Moho depth of the British Isles: a probabilistic perspective
2020-04-03T08:32:09Z (GMT) by
Summary We present a new Moho depth model of the British Isles and surrounding areas from the most up-to-date compilation of Moho depth estimates obtained from refraction, reflection and receiver function data. We use a probabilistic, trans-dimensional and hierarchical approach for the surface reconstruction of Moho topography. This fully data-driven approach allows for adaptive parametrization, assessment of relative importance between different data-types and uncertainties quantification on the reconstructed surface.
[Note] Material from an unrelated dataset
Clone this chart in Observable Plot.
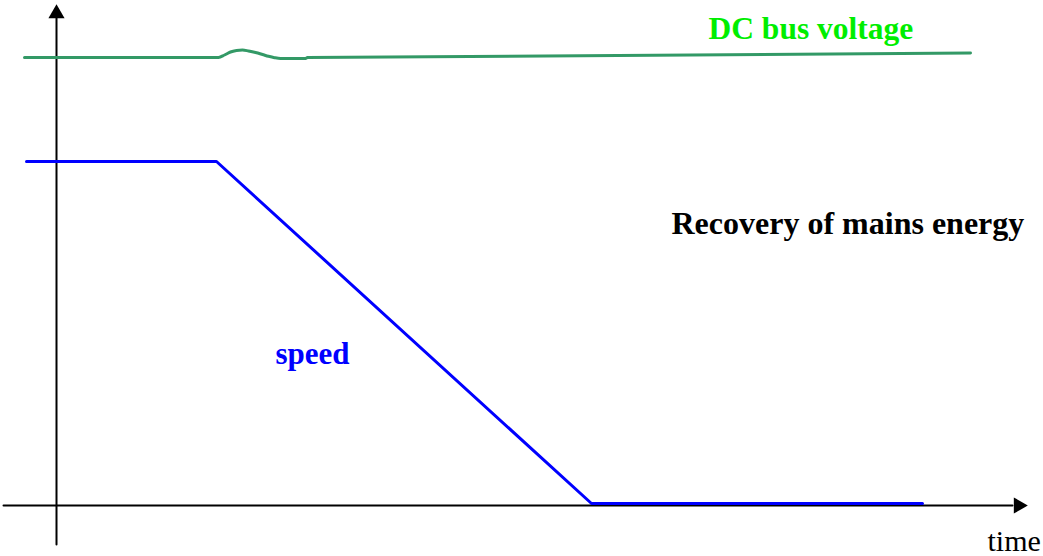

Our results confirm the first order features of the Moho topography obtained in previous work such as deeper Moho (29-36 km) in continental areas (e.g. Ireland and Great Britain) and shallower Moho (12-22 km) offshore (e.g in the Atlantic Ocean, west of Ireland). Resolution is improved by including recent available data, especially around the Porcupine Basin, onshore Ireland and Great Britain. NE trending features in Moho topography are highlighted above the Rockall High (about 28 km) and the Rockall Trough (with a NE directed deepening from 12 to about 20 km). A perpendicular SE oriented feature (Moho depth 26-28 km) is located between the Orkney and the Shetland, extending further SW in the North Sea. Onshore, our results highlight the crustal thinning toward the N in Ireland and an E-W oriented transition between deep (34 km) and shallow (about 28 km) Moho in Scotland. Our probabilistic results are compared with previous models showing overall differences around ±2 km, within the posterior uncertainties calculated with our approach. Bigger differences are located where different data are used between models or in less constrained areas where posterior uncertainties are high.